Stated goal: Below this line is a listing that includes pictures. Copy exactly, and only, the lines from the one containing "Emit a Python" through the one containing "import numpy as np"; the pictures do not go in the copy.

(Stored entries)

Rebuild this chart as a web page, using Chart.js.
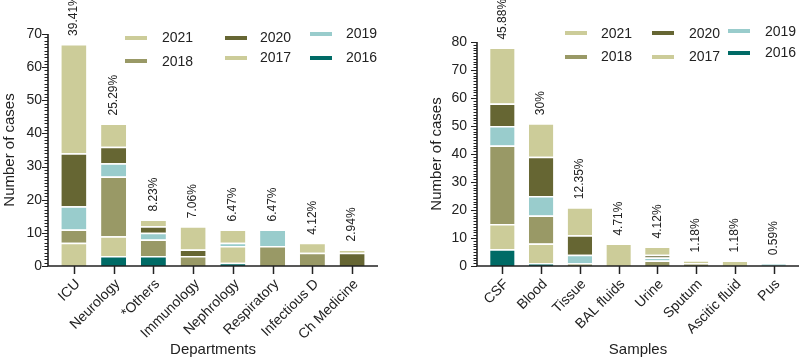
<!DOCTYPE html>
<html><head><meta charset="utf-8">
<script src="https://cdn.jsdelivr.net/npm/chart.js@4.4.0/dist/chart.umd.min.js"></script>
<style>
html,body{margin:0;padding:0;background:#fff;}
#wrap{position:relative;width:799px;height:360px;overflow:hidden;}
.panel{position:absolute;top:0;}
</style></head>
<body>
<div id="wrap">
  <canvas id="c1" class="panel" width="400" height="360" style="left:0"></canvas>
  <canvas id="c2" class="panel" width="399" height="360" style="left:400px"></canvas>
</div>
<script>
// ---------- DATA ----------
const years = ['2016', '2017', '2018', '2019', '2020', '2021'];
const yearColors = ['#006b66', '#cccc99', '#999966', '#99cccc', '#666633', '#cccc99'];

const deptLabels = ['ICU', 'Neurology', '*Others', 'Immunology', 'Nephrology', 'Respiratory', 'Infectious D', 'Ch Medicine'];
const dept2016 = [0, 3, 3, 0, 1, 0, 0, 0];
const dept2017 = [7, 6, 0, 0, 5, 0, 0, 0];
const dept2018 = [4, 18, 5, 3, 0, 6, 4, 0];
const dept2019 = [7, 4, 2, 0, 1, 5, 0, 0];
const dept2020 = [16, 5, 2, 2, 0, 0, 0, 4];
const dept2021 = [33, 7, 2, 7, 4, 0, 3, 1];
const deptPct = ['39.41%', '25.29%', '8.23%', '7.06%', '6.47%', '6.47%', '4.12%', '2.94%'];

const sampleLabels = ['CSF', 'Blood', 'Tissue', 'BAL fluids', 'Urine', 'Sputum', 'Ascitic fluid', 'Pus'];
const samp2016 = [6, 1, 0, 0, 0, 0, 0, 0];
const samp2017 = [9, 7, 0, 0, 0, 0, 0, 0];
const samp2018 = [28, 10, 1, 0, 2, 1, 0, 0];
const samp2019 = [7, 7, 3, 0, 1, 0, 0, 1];
const samp2020 = [8, 14, 7, 0, 1, 0, 0, 0];
const samp2021 = [20, 12, 10, 8, 3, 1, 2, 0];
const samplePct = ['45.88%', '30%', '12.35%', '4.71%', '4.12%', '1.18%', '1.18%', '0.59%'];

const deptTicks = [0, 10, 20, 30, 40, 50, 60, 70];
const sampTicks = [0, 10, 20, 30, 40, 50, 60, 70, 80];

// ---------- DRAWING ----------
const FONT = '"Liberation Sans", Arial, sans-serif';
const INK = '#222';

const overlay = {
  id: 'overlay',
  afterDraw(chart, args, opts) {
    const {ctx, chartArea: ca, scales: {x, y}} = chart;
    const ax = ca.left - opts.gap, ar = ca.right + opts.gap;
    const ab = y.getPixelForValue(0), at = y.getPixelForValue(y.max);
    ctx.save();
    ctx.strokeStyle = INK;
    ctx.lineWidth = 1;
    for (let v = 0; v <= y.max; v++) {
      const py = Math.round(y.getPixelForValue(v)) + 0.5;
      const len = v % 10 === 0 ? 6 : 3.5;
      ctx.beginPath(); ctx.moveTo(ax - len, py); ctx.lineTo(ax, py); ctx.stroke();
    }
    ctx.lineWidth = 1.6;
    ctx.beginPath(); ctx.moveTo(ax, at); ctx.lineTo(ax, ab); ctx.lineTo(ar, ab); ctx.stroke();
    ctx.lineWidth = 1.5;
    chart.data.labels.forEach((l, i) => {
      const px = Math.round(x.getPixelForValue(i)) + 0.5;
      ctx.beginPath(); ctx.moveTo(px, ab); ctx.lineTo(px, ab + 8); ctx.stroke();
    });
    ctx.fillStyle = INK;
    ctx.font = '12px ' + FONT;
    ctx.textAlign = 'left';
    ctx.textBaseline = 'middle';
    chart.data.labels.forEach((l, i) => {
      const total = chart.data.datasets.reduce((s, d) => s + d.data[i], 0);
      const px = x.getPixelForValue(i);
      const py = y.getPixelForValue(total) - 8;
      ctx.save(); ctx.translate(px, py); ctx.rotate(-Math.PI / 2);
      ctx.fillText(opts.pct[i], 0, 0); ctx.restore();
    });
    ctx.font = '14px ' + FONT;
    opts.legend.forEach(it => {
      const idx = years.indexOf(it.year);
      ctx.fillStyle = yearColors[idx];
      ctx.fillRect(it.lx, it.ly - 2, 22, 4);
      ctx.fillStyle = INK;
      ctx.fillText(it.year, it.tx, it.ty);
    });
    ctx.restore();
  }
};

function makeChart(id, labels, series, ticks, pct, xTitle, cfg) {
  const datasets = years.map((yr, k) => ({
    label: yr,
    data: series[k],
    backgroundColor: yearColors[k],
    borderColor: '#ffffff',
    borderWidth: {top: 1.5, bottom: 0, left: 0, right: 0},
    borderSkipped: false,
    categoryPercentage: 1,
    barPercentage: 0.63
  }));
  return new Chart(document.getElementById(id), {
    type: 'bar',
    data: {labels, datasets},
    options: {
      responsive: false,
      animation: false,
      events: [],
      layout: {padding: {top: cfg.top, right: cfg.right, left: 0, bottom: 0}},
      plugins: {
        legend: {display: false},
        tooltip: {enabled: false},
        overlay: {gap: cfg.gap, pct, legend: cfg.legend}
      },
      scales: {
        x: {
          stacked: true,
          offset: true,
          grid: {display: false, drawTicks: false},
          border: {display: false},
          ticks: {color: INK, font: {family: FONT, size: 14}, maxRotation: 45, minRotation: 45, padding: 10, labelOffset: 4, autoSkip: false},
          title: {display: true, text: xTitle, color: INK, font: {family: FONT, size: 15}, padding: {top: 0, bottom: 1}},
          afterFit: s => { s.height = 94; }
        },
        y: {
          stacked: true,
          min: 0,
          max: ticks[ticks.length - 1],
          afterBuildTicks: s => { s.ticks = ticks.map(v => ({value: v})); },
          grid: {display: false, drawTicks: false},
          border: {display: false},
          ticks: {color: INK, font: {family: FONT, size: 14}, padding: cfg.ypad},
          title: {display: true, text: 'Number of cases', color: INK, font: {family: FONT, size: 15}, padding: {top: cfg.ytitle, bottom: 0}},
          afterFit: s => { s.width = cfg.yw; }
        }
      }
    },
    plugins: [overlay]
  });
}

makeChart('c1', deptLabels, [dept2016, dept2017, dept2018, dept2019, dept2020, dept2021], deptTicks, deptPct, 'Departments', {
  top: 34, right: 28, yw: 54, gap: 6, ypad: 12, ytitle: 1,
  legend: [
    {year: '2021', lx: 125, ly: 38, tx: 162, ty: 38},
    {year: '2020', lx: 225, ly: 38, tx: 260, ty: 38},
    {year: '2019', lx: 310, ly: 34, tx: 346, ty: 34},
    {year: '2018', lx: 125, ly: 61, tx: 162, ty: 62},
    {year: '2017', lx: 225, ly: 58, tx: 260, ty: 58},
    {year: '2016', lx: 310, ly: 58, tx: 346, ty: 58}
  ]
});

makeChart('c2', sampleLabels, [samp2016, samp2017, samp2018, samp2019, samp2020, samp2021], sampTicks, samplePct, 'Samples', {
  top: 42, right: 6, yw: 83, gap: 6, ypad: 16, ytitle: 28,
  legend: [
    {year: '2021', lx: 165, ly: 33, tx: 201, ty: 34},
    {year: '2020', lx: 252, ly: 33, tx: 289, ty: 34},
    {year: '2019', lx: 328, ly: 31, tx: 365, ty: 32},
    {year: '2018', lx: 165, ly: 57, tx: 201, ty: 57},
    {year: '2017', lx: 252, ly: 57, tx: 289, ty: 57},
    {year: '2016', lx: 328, ly: 53, tx: 365, ty: 53}
  ]
});
</script>
</body></html>
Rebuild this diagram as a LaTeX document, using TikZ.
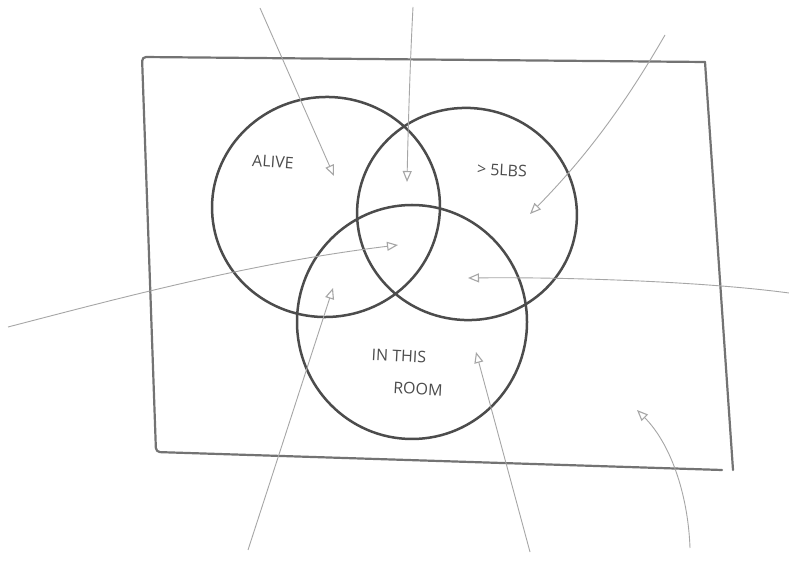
\documentclass[tikz,border=0pt]{standalone}
\usepackage{fontspec}
\setmainfont{Open Sans}
\usetikzlibrary{arrows.meta,shapes.geometric}
\begin{document}
\begin{tikzpicture}[x=1pt,y=1pt,
  frame/.style={draw=black!55,line width=2.2pt,line join=round,line cap=round,rounded corners=4pt},
  setring/.style={draw=black!70,line width=2.5pt,fill=none},
  pointer/.style={draw=black!35,line width=0.9pt,-{Triangle[open,length=11pt,width=9pt,line width=1.1pt]}},
  hand/.style={text=black!70,font=\fontsize{16}{18}\selectfont,align=center}]
\useasboundingbox (0,0) rectangle (789,583);
\fill[white] (0,0) rectangle (789,583);
% frame
\coordinate (tl) at (142,526);
\coordinate (tr) at (705,521);
\coordinate (br) at (733,113);
\coordinate (bl) at (156,131);
\draw[frame] (tr) -- (tl) -- (bl) -- (722,113);
\draw[frame] (tr) -- (br);
% circles
\node[setring,ellipse,minimum width=228pt,minimum height=220pt,inner sep=0pt,rotate=5] (alive) at (326,376) {};
\node[setring,ellipse,minimum width=220pt,minimum height=212pt,inner sep=0pt,rotate=-8] (lbs) at (467,369) {};
\node[setring,ellipse,minimum width=230pt,minimum height=234pt,inner sep=0pt] (room) at (412,261) {};
% labels
\node[hand,rotate=-4] (talive) at (273,421) {ALIVE};
\node[hand,rotate=-3] (tlbs) at (502,413) {> 5LBS};
\node[hand,rotate=-3] (tin) at (399,227) {IN THIS};
\node[hand,rotate=-3] (troom) at (418,194) {ROOM};
% arrow endpoints
\coordinate (s1) at (260,575); \coordinate (e1) at (334,407);
\coordinate (s2) at (413,576); \coordinate (e2) at (407,401);
\coordinate (s3) at (665,548); \coordinate (e3) at (530,369);
\coordinate (s4) at (8,256);   \coordinate (e4) at (398,338);
\coordinate (s5) at (789,290); \coordinate (e5) at (468,305);
\coordinate (s6) at (248,33);  \coordinate (e6) at (333,295);
\coordinate (s7) at (530,31);  \coordinate (e7) at (476,231);
\coordinate (s8) at (690,35);  \coordinate (e8) at (637,173);
% arrows
\draw[pointer] (s1) -- (e1);
\draw[pointer] (s2) .. controls (410,520) and (408,450) .. (e2);
\draw[pointer] (s3) .. controls (620,470) and (580,420) .. (e3);
\draw[pointer] (s4) .. controls (120,285) and (250,320) .. (e4);
\draw[pointer] (s5) .. controls (700,302) and (560,306) .. (e5);
\draw[pointer] (s6) -- (e6);
\draw[pointer] (s7) -- (e7);
\draw[pointer] (s8) .. controls (688,90) and (670,140) .. (e8);
\end{tikzpicture}
\end{document}
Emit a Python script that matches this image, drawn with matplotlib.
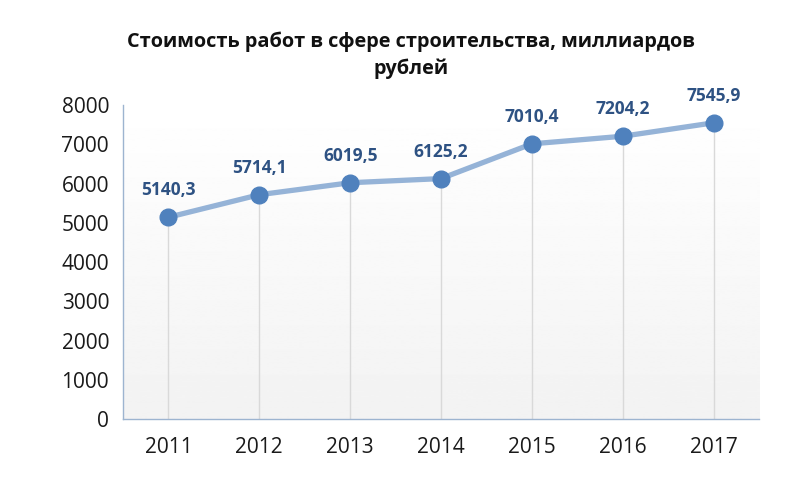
import matplotlib.pyplot as plt
import numpy as np

years = ["2011", "2012", "2013", "2014", "2015", "2016", "2017"]
values = [5140.3, 5714.1, 6019.5, 6125.2, 7010.4, 7204.2, 7545.9]
labels = ["5140,3", "5714,1", "6019,5", "6125,2", "7010,4", "7204,2", "7545,9"]
yticks = [0, 1000, 2000, 3000, 4000, 5000, 6000, 7000, 8000]
title = "Стоимость работ в сфере строительства, миллиардов\nрублей"

plt.rcParams['font.family'] = ['Open Sans', 'DejaVu Sans']

fig = plt.figure(figsize=(7.9, 4.87), dpi=100)
ax = fig.add_axes([0.1557, 0.1396, 0.8051, 0.6448])
x = np.arange(len(years))

# soft gradient fill of the plot area
grad = np.linspace(1.0, 0.95, 256).reshape(-1, 1)
ax.imshow(grad, cmap='gray', vmin=0, vmax=1, aspect='auto',
          extent=(-0.5, 6.5, 0, 8000), origin='upper', zorder=0)

ax.vlines(x, 0, values, color='#d9d9d9', lw=1, zorder=1)
ax.plot(x, values, color='#95b3d7', lw=3.8, zorder=2, solid_capstyle='round')
ax.plot(x, values, 'o', color='#4f81bd', ms=12, zorder=3)
for xi, v, t in zip(x, values, labels):
    ax.annotate(t, (xi, v), xytext=(0, 13), textcoords='offset points',
                ha='center', va='bottom', fontsize=12.5, fontweight='bold',
                color='#2e5283')

ax.set_xlim(-0.5, 6.5)
ax.set_ylim(0, 8000)
ax.set_xticks(x)
ax.set_xticklabels(years)
ax.set_yticks(yticks)
ax.tick_params(length=0, labelsize=15, colors='#1a1a1a', pad=10)
ax.tick_params(axis='x', pad=13)
for s in ['top', 'right']:
    ax.spines[s].set_visible(False)
for s in ['left', 'bottom']:
    ax.spines[s].set_color('#9db4d0')
    ax.spines[s].set_linewidth(1)

fig.text(0.52, 0.887, title, ha='center', va='center', fontsize=14.3,
         fontweight='bold', color='#111111', linespacing=1.45)

fig.savefig('out.png', dpi=100)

Answer below:
Emit a Python script that matches this image, drawn with matplotlib.
import matplotlib.pyplot as plt
import numpy as np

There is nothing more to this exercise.